Should Win: 127 Hours

Will Win: The Social Network

Did Win: The Social Network

I personally think that 127 Hours and Black Swan both had much better editing, but the editing in The Social Network was really damn good. And anyway, it could’ve been worse: At least The King’s Speech didn’t get this one.

Music (Original Song):

Should Win: No preference

Will Win: “We Belong Together” by Randy Newman (Toy Story 3)

Did Win: “We Belong Together” by Randy Newman (Toy Story 3)

Randy Newman picked up a second trophy out of 20 nominations. Great for him. Also, his acceptance speech was great.


Should Win: David Fincher (The Social Network)

Will Win: Tom Hooper (The King’s Speech)

Did Win: Tom Hooper (The King’s Speech)

*sigh* Such a damn shame that this one didn’t go to Aronofsky or Fincher, but never bet against the DGA winner. And why Hooper won the DGA’s top award rather than either of the other two, I have no idea. At least he came to his acceptance speech with a nice little story.

Actress in a Leading Role:

Should Win: Natalie Portman (Black Swan)

Will Win: Natalie Portman (Black Swan)

Did Win: Natalie Portman (Black Swan)

Hardly a surprise, I know, but damned if she didn’t deserve it. She had a very nice (if incredibly overlong) acceptance speech as well. I just hope that Annette Bening gets another shot, and that goes triple for Jennifer Lawrence. Either of them could easily have won this performance in a weaker year, but Black Swan was unquestionably the better film, thanks to its leading lady.

Actor in a Leading Role:

Should Win: James Franco (127 Hours)

Will Win: Colin Firth (The King’s Speech)

Did Win: Colin Firth (The King’s Speech)

Oh, don’t pretend you didn’t see this coming.

Firth has had this award coming for a few years now and he did a very good job as the King. Nevertheless, there were at least two other actors who deserved this award more than Firth did (Eisenberg and Franco come immediately to mind), but that’s what happens when the crop of nominees is this damn good.

Best Picture:

Should Win: Either The Social Network or Black Swan

Will Win: The King’s Speech

Did Win: The King’s Speech

Again, this was a very good film, but not nearly as good as a few of the other nominees. But just wait, because I’m calling it: Ten years from now, far more people will remember The Social Network than The King’s Speech.

Total Guessed: 16/24

All in all, this particular ceremony was hit and miss. Franco was so stiff and unenthusiastic that I found myself wishing Hathaway had hosted this on her own. At least she had some energy  and bothered to put in a bit of singing talent.

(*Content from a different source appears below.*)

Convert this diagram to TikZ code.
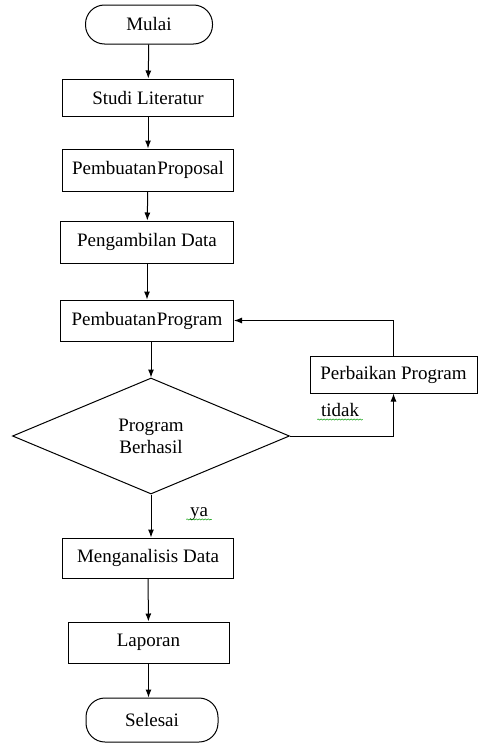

The set was wonderful and the back-projection was a nice touch. Still, the name-drops to previous film classics (that first nod to Gone With the Wind, the ending song from Wizard of Oz, that Lena Horne tribute, etc.) seemed very random, out of place and apropos of nothing. Also, the opening skit referenced Back to the Future. WTF?

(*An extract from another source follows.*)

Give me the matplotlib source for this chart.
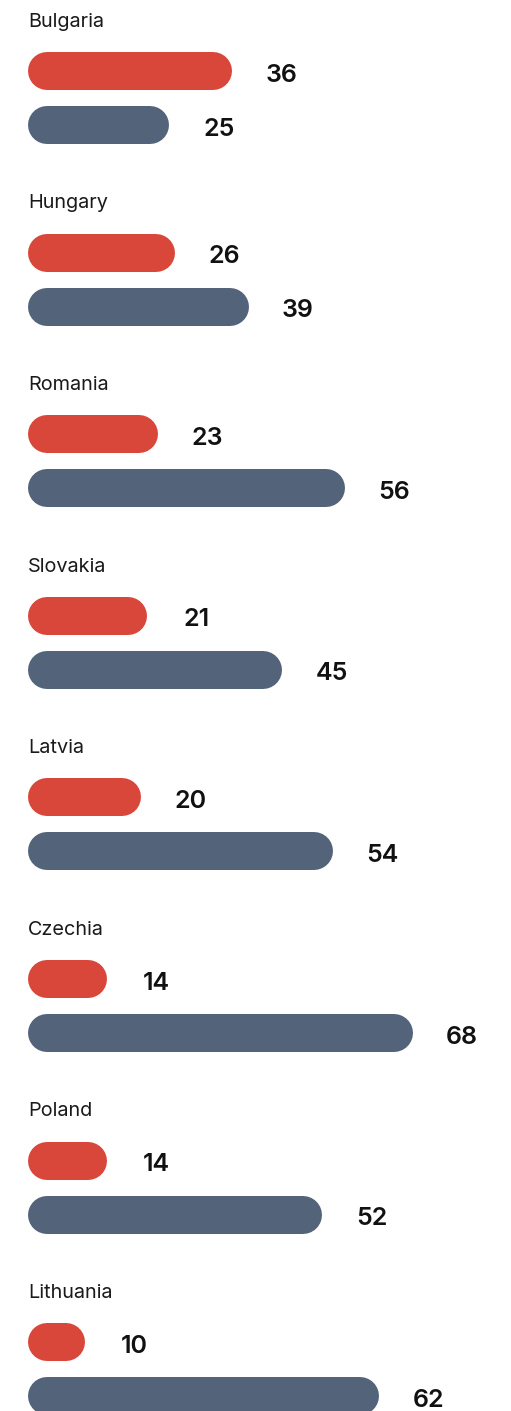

Of course, nothing about the ceremony was anywhere near as bad as that stupid vocoder nightmare that wasn’t even fit for a YouTube parody. I’m so glad I took that opportunity to go make myself a drink, though I’m horrified that the video went so long that it was still going when I came back.

This ceremony took a long time to find its groove, but at least it did at some point. This was no doubt helped by some rather smart decisions to decrease the running time. Truncating the Original Song performances and presenting them in brief chunks was a good call. It was also a smart move to have the presenters give props to the Best Actor/Actress nominees, though I think that may have been because the presenters were Jeff Bridges and Sandra Bullock. I don’t think that the kind words would have as much sincerity coming from someone like Natalie Portman, who — talented though she is — hasn’t spent nearly as much time in the industry.

All in all, this was quite a night and I’m glad it’s over. We can finally stop looking back on the best films of 2010, just in time for the really good cinema to start coming in March 2011!